The step S106 comprises cooling the mold and the injection molded part to a second preset temperature.

After pressure holding is completed, the mold and the injection molded part are cooled to below 90° C.

The step S107 comprises opening the mold and ejecting the injection molded part.

The front mold and the rear mold are separated to open the mold.

In the first mold-opening stage, the front mold and the rear mold move relative to each other at 20% of the maximum mold opening speed to the first opening position. This first opening position is where the two opposite surfaces of the front mold and the rear mold are 35 mm apart.

In the second mold-opening stage, the front mold and the rear mold move relative to each other at 35% of the maximum mold opening speed to the second opening position. This second opening position is where the two opposite surfaces of the front mold and the rear mold are 85 mm apart.

In the third mold-opening stage, the front mold and the rear mold move relative to each other at 40% of the maximum mold opening speed to the third opening position. This third opening position is where the two opposite surfaces of the front mold and the rear mold are 160 mm apart.

In the fourth mold-opening stage, the front mold and the rear mold move relative to each other at 45% of the maximum mold opening speed to a fourth opening position. The fourth opening position is where the two opposite surfaces of the front mold and the rear mold are 400 mm apart.

In the fifth mold-opening stage, the front mold and the rear mold move relative to each other at 25% of the maximum mold opening speed to the fifth opening position. The fifth opening position is where the two opposite surfaces of the front mold and the rear mold are 450 mm apart.

Then, the ejector pin is controlled to first eject the injection molded part by 40 mm and hold for 1.2 s, then the injection molded part is ejected by 57 mm and hold for 1.2 s to complete the molding of the plastic product.
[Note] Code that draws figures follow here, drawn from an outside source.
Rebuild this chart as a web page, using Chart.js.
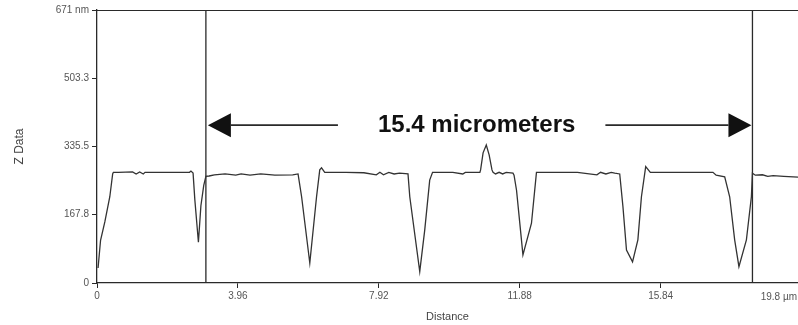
<!DOCTYPE html>
<html>
<head>
<meta charset="utf-8">
<script src="https://cdn.jsdelivr.net/npm/chart.js@4"></script>
<style>
  html, body { margin:0; padding:0; background:#fff; overflow:hidden; }
  #wrap { width:798px; height:325px; position:relative; }
</style>
</head>
<body>
<div id="wrap"><canvas id="profile"></canvas></div>
<script>
// ---------- Data ----------
const distance = [
  0.03, 0.10, 0.22, 0.36, 0.44, 0.46, 0.60, 1.00, 1.10, 1.20, 1.30, 1.35, 2.00, 2.60, 2.64, 2.70,
  2.75, 2.85, 2.92, 3.00, 3.06, 3.15, 3.30, 3.60, 3.90, 4.05, 4.30, 4.60, 5.00, 5.50, 5.65,
  5.75, 5.98, 6.17, 6.26, 6.31, 6.40, 7.00, 7.50, 7.85, 7.95, 8.05, 8.20, 8.35, 8.50, 8.74,
  8.79, 9.07, 9.21, 9.35, 9.43, 9.60, 10.00, 10.28, 10.35, 10.76, 10.78, 10.85, 10.94, 11.02, 11.10, 11.13,
  11.20, 11.30, 11.40, 11.50, 11.69, 11.72, 11.79, 11.97, 12.21, 12.35, 12.50, 13.00, 13.50, 14.05, 14.15,
  14.30, 14.45, 14.55, 14.69, 14.78, 14.88, 15.05, 15.20, 15.30, 15.42, 15.55, 16.00, 16.50, 17.00, 17.31,
  17.40, 17.64, 17.78, 17.92, 18.04, 18.25, 18.39, 18.42, 18.50, 18.70, 18.85, 19.00, 19.30, 19.70
];
const zData = [
  37, 105, 150, 212, 268, 272, 272, 273, 268, 273, 268, 272, 272, 272, 275, 270,
  204, 100, 190, 240, 262, 263, 266, 268, 265, 268, 265, 268, 265, 266, 268,
  212, 49, 212, 278, 283, 272, 272, 271, 266, 272, 266, 272, 268, 270, 268,
  212, 28, 130, 253, 272, 272, 272, 268, 272, 272, 278, 320, 339, 315, 278, 272,
  268, 272, 268, 272, 270, 265, 228, 69, 147, 272, 272, 272, 272, 266, 272,
  268, 272, 270, 268, 188, 81, 52, 106, 212, 286, 272, 272, 272, 272, 272,
  265, 261, 212, 106, 40, 106, 212, 270, 265, 266, 262, 264, 262, 260
];
const cursorPos = [3.06, 18.42];           // the two measuring cursors
const xTicks = [0, 3.96, 7.92, 11.88, 15.84];
const yTicks = [0, 167.8, 335.5, 503.3, 671];
const yLabels = ['0', '167.8', '335.5', '503.3', '671 nm'];
const xEndLabel = '19.8 µm';
const spanLabel = '15.4 micrometers';
const arrowZ = 388;

// ---------- Style ----------
const INK = '#2a2a2a';
const TICK_FONT = { family: "'Liberation Sans Narrow', 'Arial Narrow', 'Liberation Sans', sans-serif", size: 10 };

// Frame (top border) + arrow annotation + last x label
const annot = {
  id: 'annot',
  afterDatasetsDraw(chart) {
    const { ctx, chartArea: a, scales: { x, y } } = chart;
    ctx.save();
    // top border
    ctx.strokeStyle = INK; ctx.lineWidth = 1.2;
    ctx.beginPath(); ctx.moveTo(a.left, a.top + 0.5); ctx.lineTo(a.right, a.top + 0.5); ctx.stroke();

    // arrow
    const ay = y.getPixelForValue(arrowZ);
    const x1 = x.getPixelForValue(cursorPos[0]) + 2;
    const x2 = x.getPixelForValue(cursorPos[1]) - 1;
    const hw = 23, hh = 12;
    ctx.font = "bold 24px 'Liberation Sans', Arial, sans-serif";
    ctx.textAlign = 'center'; ctx.textBaseline = 'middle';
    const cx = (x1 + x2) / 2 - 3;
    const tw = ctx.measureText(spanLabel).width;
    ctx.fillStyle = '#111';
    ctx.fillText(spanLabel, cx, ay);
    ctx.lineWidth = 1.6;
    ctx.beginPath();
    ctx.moveTo(x1 + hw, ay); ctx.lineTo(cx - tw / 2 - 40, ay);
    ctx.moveTo(cx + tw / 2 + 30, ay); ctx.lineTo(x2 - hw, ay);
    ctx.stroke();
    ctx.beginPath();
    ctx.moveTo(x1, ay); ctx.lineTo(x1 + hw, ay - hh); ctx.lineTo(x1 + hw, ay + hh); ctx.closePath();
    ctx.moveTo(x2, ay); ctx.lineTo(x2 - hw, ay - hh); ctx.lineTo(x2 - hw, ay + hh); ctx.closePath();
    ctx.fill();

    // end label of the distance axis
    ctx.font = `${TICK_FONT.size}px ${TICK_FONT.family}`;
    ctx.fillStyle = '#555';
    ctx.textAlign = 'right'; ctx.textBaseline = 'top';
    ctx.fillText(xEndLabel, a.right - 1, a.bottom + 9);
    ctx.restore();
  }
};

const datasets = [{
  data: distance.map((d, i) => ({ x: d, y: zData[i] })),
  borderColor: '#333', borderWidth: 1.3, pointRadius: 0, tension: 0
}];
cursorPos.forEach(c => datasets.push({
  data: [{ x: c, y: 0 }, { x: c, y: yTicks[yTicks.length - 1] }],
  borderColor: INK, borderWidth: 1.3, pointRadius: 0
}));

new Chart(document.getElementById('profile'), {
  type: 'line',
  data: { datasets },
  options: {
    responsive: true, maintainAspectRatio: false, animation: false,
    layout: { padding: { top: 10, right: 0, left: 0, bottom: 0 } },
    plugins: { legend: { display: false }, tooltip: { enabled: false } },
    scales: {
      x: {
        type: 'linear', min: 0, max: 19.7,
        afterBuildTicks: s => { s.ticks = xTicks.map(v => ({ value: v })); },
        afterFit: s => { s.height = 42; },
        border: { color: INK, width: 1.3 },
        grid: { drawOnChartArea: false, color: INK, tickLength: 5 },
        ticks: { color: '#555', font: TICK_FONT, padding: 2, maxRotation: 0, autoSkip: false,
                 callback: v => String(v) },
        title: { display: true, text: 'Distance', color: '#444',
                 font: { family: "'Liberation Sans', Arial, sans-serif", size: 11 }, padding: { top: 4, bottom: 1 } }
      },
      y: {
        min: 0, max: 671,
        afterBuildTicks: s => { s.ticks = yTicks.map(v => ({ value: v })); },
        afterFit: s => { s.width = 97; },
        border: { color: INK, width: 1.3 },
        grid: { drawOnChartArea: false, color: INK, tickLength: 5 },
        ticks: { color: '#555', font: TICK_FONT, padding: 3,
                 callback: (v, i) => yLabels[i] },
        title: { display: true, text: 'Z Data', color: '#444',
                 font: { family: "'Liberation Sans', Arial, sans-serif", size: 12 }, padding: { top: 12, bottom: 10 } }
      }
    }
  },
  plugins: [annot]
});
</script>
</body>
</html>
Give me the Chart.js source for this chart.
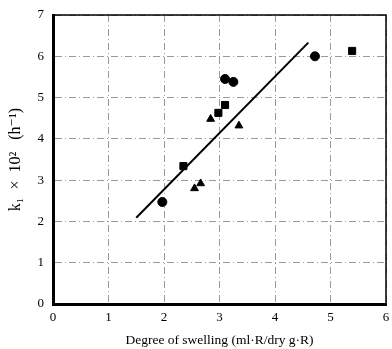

The molding process is repeated to execute the next injection molding cycle.

FIG. 7 is a schematic diagram showing a comparison of temperature change curves of a mold during a molding process of the surface microstructure and a conventional molding process. Combined with the measured surface radius, pit size and roughness obtained by scanning the bottom surface of the surface microstructure through a white light interferometer (as shown in FIGS. 8-10), the morphology and structural dimensions of the surface microstructure (as shown in FIGS. 11-12), and the maximum surface contour curve of the surface microstructure (as shown in FIG. 14), it is clearly observed from the figures that the surface microstructure of the present disclosure achieves greater forming height and roughness. Each of protrusions (i.e., the microstructure units) exhibits a full and well-defined shape, capable of effectively absorbing and reflecting incident light. Compared with the surface microstructure produced by the conventional process shown in FIG. 13, the protrusions in the surface microstructure of the present disclosure are arranged significantly more compactly, with smaller gaps, and exhibit fuller formation.
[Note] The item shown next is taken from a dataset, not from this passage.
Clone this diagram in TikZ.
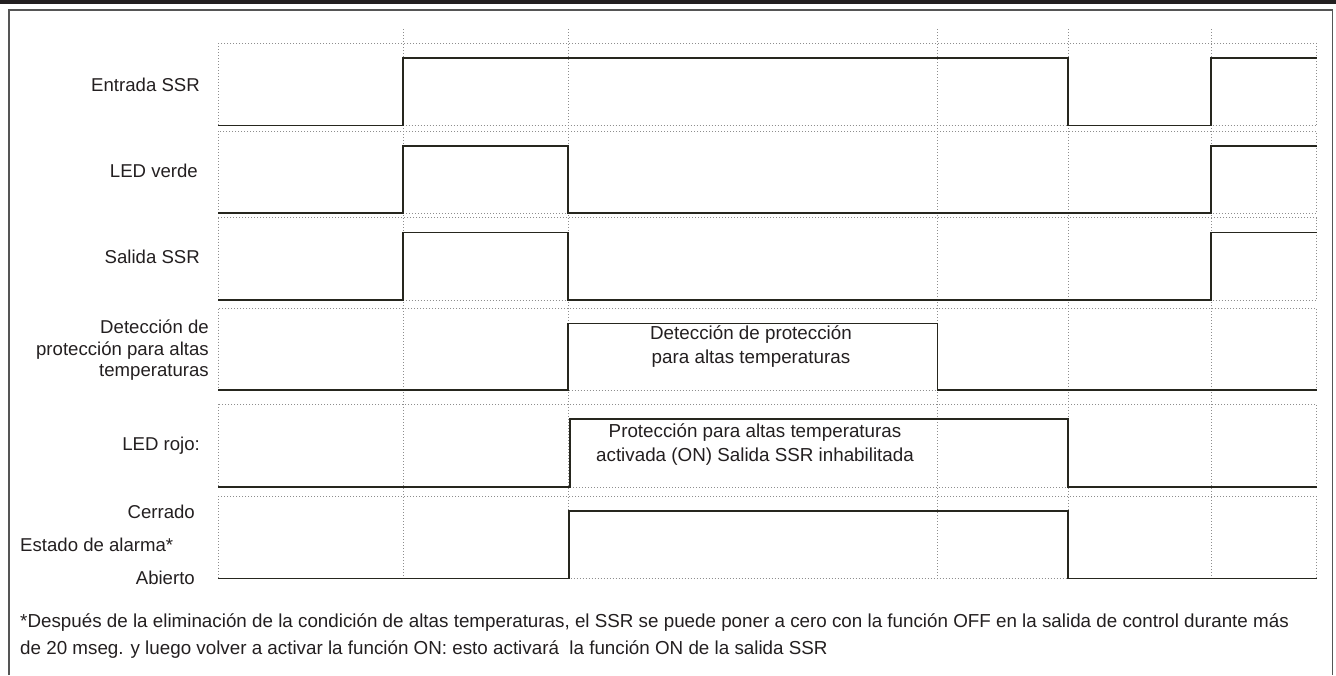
\documentclass[tikz,border=0pt]{standalone}
\usepackage{fontspec}
\setmainfont{Liberation Sans}
\usepackage{tikz}
\usetikzlibrary{positioning,calc}
\usepackage{xcolor}
\definecolor{ink}{HTML}{231F20}
\definecolor{wave}{HTML}{26261E}
\definecolor{grid}{HTML}{8E8E8E}
\definecolor{frame}{HTML}{555555}

\begin{document}
\begin{tikzpicture}[x=1pt, y=-1pt,
  every node/.style={font=\fontsize{18.6}{21.5}\selectfont, text=ink, inner sep=0pt},
  lbl/.style={anchor=east, align=right},
  gridline/.style={draw=grid, line width=0.8pt, dash pattern=on 1pt off 2pt},
  sig/.style={draw=wave, line width=1.3pt, line join=miter},
  pulsetext/.style={align=center, font=\fontsize{18.8}{23.2}\selectfont},
  note/.style={anchor=west, align=left, font=\fontsize{18.8}{27}\selectfont}
]
  \useasboundingbox (0,0) rectangle (1336,675);

  % page rule and frame
  \fill[ink] (0,0) rectangle (1336,3.5);
  \draw[frame, line width=1.5pt] (9,675) |- (1332.5,10) -- (1332.5,675);

  % rows: top / bottom
  \foreach \t/\b in {43/125.5, 131/213, 217.5/300, 308.5/390, 404/487, 496/578.5}
    \draw[gridline] (218,\t) rectangle (1316.5,\b);

  % time marks
  \foreach \x in {403, 568, 937.5, 1068, 1211}
    \draw[gridline] (\x,29) -- (\x,580);

  % waveforms
  \draw[sig] (218,125.5) -| (403,58) -| (1068,125.5) -| (1211,58) -- (1316.5,58);
  \draw[sig] (218,213) -| (403,146) -| (568,213) -| (1211,146) -- (1316.5,146);
  \draw[sig] (218,300) -| (403,232.5) -| (568,300) -| (1211,232.5) -- (1316.5,232.5);
  \draw[sig] (218,390) -| (568,323.5) -| (937.5,390) -- (1316.5,390);
  \draw[sig] (218,487) -| (570,419) -| (1068,487) -- (1316.5,487);
  \draw[sig] (218,578.5) -| (569,511) -| (1068,578.5) -- (1316.5,578.5);

  % signal names
  \node[lbl] (entrada) at (200,85) {Entrada SSR};
  \node[lbl] (verde)   at (198,170.5) {LED verde};
  \node[lbl] (salida)  at (200,256.5) {Salida SSR};
  \node[lbl] (deteccion) at (209,350.5) {Detección de\\protección para altas\\temperaturas};
  \node[lbl] (rojo)    at (200,445.5) {LED rojo:};
  \node[lbl] (cerrado) at (195,511.5) {Cerrado};
  \node[anchor=west] (alarma) at (20,544.5) {Estado de alarma*};
  \node[lbl] (abierto) at (195,577.5) {Abierto};

  % texts inside pulses
  \node[pulsetext] (detpulse) at (751,346.5) {Detección de protección\\para altas temperaturas};
  \node[pulsetext] (protpulse) at (755,444.5) {Protección para altas temperaturas\\activada (ON) Salida SSR inhabilitada};

  % footnote
  \node[note] (nota) at (20,636.5) {*Después de la eliminación de la condición de altas temperaturas, el SSR se puede poner a cero con la función OFF en la salida de control durante más\\de 20 mseg. y luego volver a activar la función ON: esto activará\ \ la función ON de la salida SSR};
\end{tikzpicture}
\end{document}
Another embodiment of the present disclosure provides an application of a surface microstructure on the inner surface of a plastic product, or an application of the molding process of the surface microstructure described in the above embodiments on the plastic product, to achieve diffuse reflection of incident light on the inner surface of the plastic product.

FIG. 15 is a schematic diagram of a plastic product including the surface microstructure of the present disclosure. As shown in FIG. 15, the plastic product is arranged on the light-incident side of a camera module and has an overall flared (horn-shaped) structure. This flared structure is able to gather light, and then the surface microstructure integrated thereon diffuses and reflects the incident light to reduce surface glare and prevent ineffective light and stray light from entering the camera module. It is understandable that although the embodiment mainly uses the flared plastic product to illustrate the application of the surface microstructure, the application of the surface microstructure is not limited thereto. The surface microstructure may be used on other plastic products or even metal products that require diffuse reflection.
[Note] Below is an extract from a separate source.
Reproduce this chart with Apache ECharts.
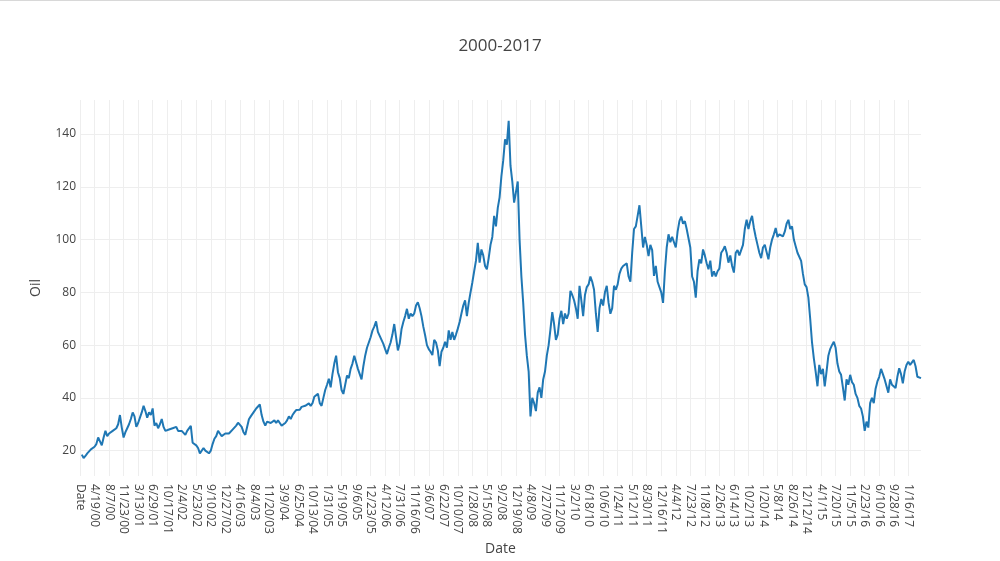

Specifically, the plastic product comprises a main body 21 connected to the camera module. A light-passing hole 21a coaxial with an optical axis of the camera module is formed in the main body 21 of the plastic product. The main body 21 has a light-facing surface 22a facing inward (i.e., towards an axis direction of the light-passing hole or the optical axis of the camera module) and a back surface 22b opposite the light-facing surface 22a. The surface microstructure is integrally formed on the light-facing surface 22a to perform multiple reflections on light incident upon the light-facing surface 22a. In the embodiment, the surface microstructure is formed integrally with the plastic product. During the molding process, the main body 21 of the plastic product is formed by a conventional injection molding process, while the surface microstructure is formed by a rapid cooling and heating process. These two processes may be integrated and realized within the same set of mold. Specifically, molding compatibility between the two processes is achieved by adjusting the forming temperature at different process stages, thereby simplifying the process flow and reducing the difficulty for manufacturing both the plastic product and the surface microstructure.

FIG. 16 is a schematic diagram of modeling and simulation for diffuse reflection characteristics of the surface microstructure of the present disclosure. It can be seen that parallel light directly incident on the surface microstructure undergoes multiple reflections, but very little light enters a lens below.

Another embodiment of the present disclosure provides an application of a plastic product having the surface microstructure on the camera module. By arranging the plastic product having the surface microstructure on the light-incident side of the lens of the camera module. The, it is used is configured to reflect and absorb light not perpendicularly incident onto the lens, thereby reducing glare. The light-passing hole on the plastic product is arranged coaxially with the optical axis of the lens. The surface microstructure on the plastic product is able to reflect the incident light, thereby reducing ineffective light or stray light entering the lens and improving the imaging quality of the camera module.